> **Instructions for the task**:
Your task is to transcribe the records exactly, skipping every image.

> **Stored entries**:
-.-.-

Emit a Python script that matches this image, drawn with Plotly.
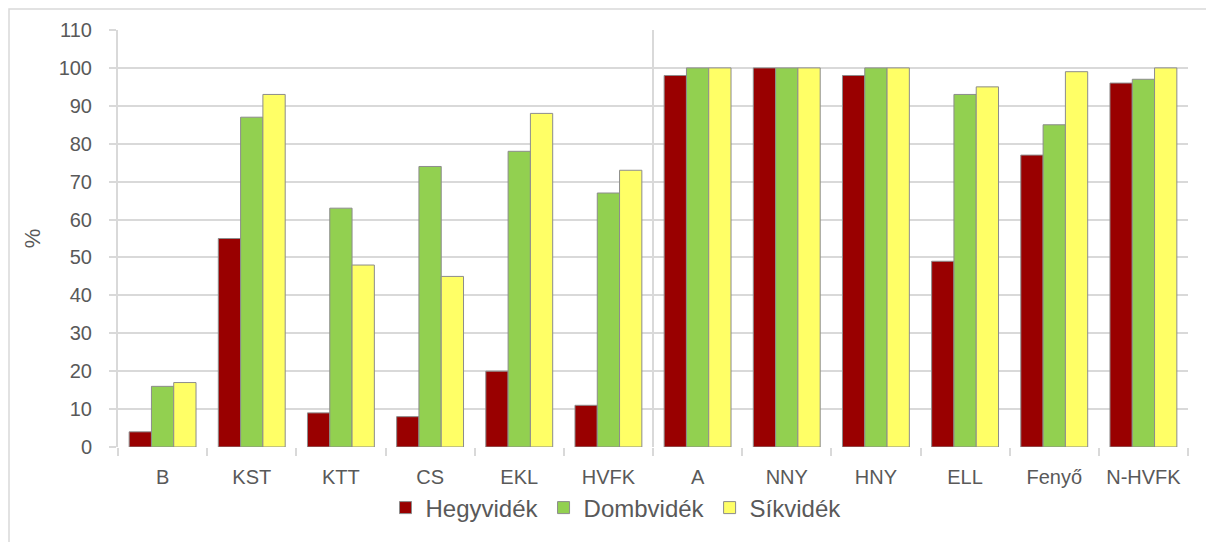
import plotly.graph_objects as go

categories = ["B", "KST", "KTT", "CS", "EKL", "HVFK", "A", "NNY", "HNY", "ELL", "Fenyő", "N-HVFK"]
hegyvidek = [4, 55, 9, 8, 20, 11, 98, 100, 98, 49, 77, 96]
dombvidek = [16, 87, 63, 74, 78, 67, 100, 100, 100, 93, 85, 97]
sikvidek = [17, 93, 48, 45, 88, 73, 100, 100, 100, 95, 99, 100]
y_ticks = list(range(0, 111, 10))

series = [
    ("Hegyvidék", hegyvidek, "#990000"),
    ("Dombvidék", dombvidek, "#92D050"),
    ("Síkvidék", sikvidek, "#FFFF66"),
]

font_family = "Liberation Sans, Arial, sans-serif"

W, H = 1206, 534
L, R, T, B = 110, 26, 22, 95
PW, PH = W - L - R, H - T - B

fig = go.Figure()
for name, vals, color in series:
    fig.add_trace(go.Bar(
        x=categories, y=vals, name=name,
        marker=dict(color=color, line=dict(color="#8c8c8c", width=1)),
    ))

fig.update_layout(
    width=W, height=H,
    margin=dict(l=L, r=R, t=T, b=B),
    paper_bgcolor="white", plot_bgcolor="white",
    barmode="group", bargap=0.25, bargroupgap=0,
    font=dict(family=font_family, color="#595959", size=20),
    legend=dict(
        orientation="h", x=(608 - L) / PW, xanchor="center",
        y=(PH + T - 500) / PH, yanchor="middle",
        font=dict(size=24, color="#595959"), traceorder="normal",
    ),
    showlegend=True,
)

fig.update_xaxes(
    type="category", showgrid=False, showline=False,
    ticks="outside", tickson="boundaries", ticklen=8, tickcolor="#d9d9d9", tickwidth=2,
    tickfont=dict(size=20, color="#595959"), ticklabelstandoff=16,
)
fig.update_yaxes(
    range=[0, 110], tickvals=y_ticks, showgrid=True, gridcolor="#d9d9d9", gridwidth=1.5,
    showline=True, linecolor="#d9d9d9", linewidth=2, zeroline=False,
    ticks="outside", ticklen=7, tickcolor="#d9d9d9", tickwidth=2,
    tickfont=dict(size=20, color="#595959"), ticklabelstandoff=13,
    title=dict(text="%", font=dict(size=22, color="#595959"), standoff=12),
)

# separator line between HVFK and A
fig.add_shape(type="line", xref="x", yref="y", x0=5.5, x1=5.5, y0=0, y1=110,
              line=dict(color="#d9d9d9", width=2), layer="below")
# chart border
fig.add_shape(type="rect", xref="paper", yref="paper",
              x0=(1 - L) / PW, x1=(W + 30 - L) / PW,
              y0=(PH + T - (H + 30)) / PH, y1=(PH + T - 1) / PH,
              line=dict(color="#d9d9d9", width=1.5), fillcolor="rgba(0,0,0,0)")

fig.write_html("out.html")
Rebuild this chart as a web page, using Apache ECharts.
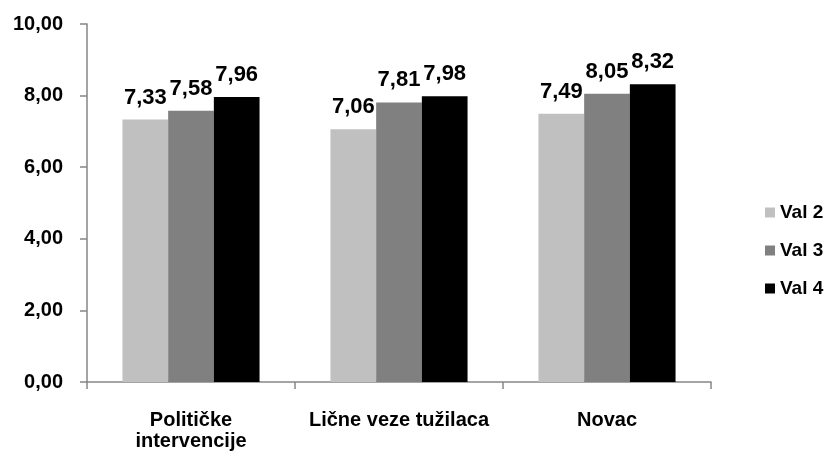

-.-.-

> **Output below**:
Emit a Python script that matches this image, drawn with Plotly.
import plotly.graph_objects as go

categories = ["B", "KST", "KTT", "CS", "EKL", "HVFK", "A", "NNY", "HNY", "ELL", "Fenyő", "N-HVFK"]
hegyvidek = [4, 55, 9, 8, 20, 11, 98, 100, 98, 49, 77, 96]
dombvidek = [16, 87, 63, 74, 78, 67, 100, 100, 100, 93, 85, 97]
sikvidek = [17, 93, 48, 45, 88, 73, 100, 100, 100, 95, 99, 100]
y_ticks = list(range(0, 111, 10))

series = [
    ("Hegyvidék", hegyvidek, "#990000"),
    ("Dombvidék", dombvidek, "#92D050"),
    ("Síkvidék", sikvidek, "#FFFF66"),
]

font_family = "Liberation Sans, Arial, sans-serif"

W, H = 1206, 534
L, R, T, B = 110, 26, 22, 95
PW, PH = W - L - R, H - T - B

fig = go.Figure()
for name, vals, color in series:
    fig.add_trace(go.Bar(
        x=categories, y=vals, name=name,
        marker=dict(color=color, line=dict(color="#8c8c8c", width=1)),
    ))

fig.update_layout(
    width=W, height=H,
    margin=dict(l=L, r=R, t=T, b=B),
    paper_bgcolor="white", plot_bgcolor="white",
    barmode="group", bargap=0.25, bargroupgap=0,
    font=dict(family=font_family, color="#595959", size=20),
    legend=dict(
        orientation="h", x=(608 - L) / PW, xanchor="center",
        y=(PH + T - 500) / PH, yanchor="middle",
        font=dict(size=24, color="#595959"), traceorder="normal",
    ),
    showlegend=True,
)

fig.update_xaxes(
    type="category", showgrid=False, showline=False,
    ticks="outside", tickson="boundaries", ticklen=8, tickcolor="#d9d9d9", tickwidth=2,
    tickfont=dict(size=20, color="#595959"), ticklabelstandoff=16,
)
fig.update_yaxes(
    range=[0, 110], tickvals=y_ticks, showgrid=True, gridcolor="#d9d9d9", gridwidth=1.5,
    showline=True, linecolor="#d9d9d9", linewidth=2, zeroline=False,
    ticks="outside", ticklen=7, tickcolor="#d9d9d9", tickwidth=2,
    tickfont=dict(size=20, color="#595959"), ticklabelstandoff=13,
    title=dict(text="%", font=dict(size=22, color="#595959"), standoff=12),
)

# separator line between HVFK and A
fig.add_shape(type="line", xref="x", yref="y", x0=5.5, x1=5.5, y0=0, y1=110,
              line=dict(color="#d9d9d9", width=2), layer="below")
# chart border
fig.add_shape(type="rect", xref="paper", yref="paper",
              x0=(1 - L) / PW, x1=(W + 30 - L) / PW,
              y0=(PH + T - (H + 30)) / PH, y1=(PH + T - 1) / PH,
              line=dict(color="#d9d9d9", width=1.5), fillcolor="rgba(0,0,0,0)")

fig.write_html("out.html")
Rebuild this chart as a web page, using Apache ECharts.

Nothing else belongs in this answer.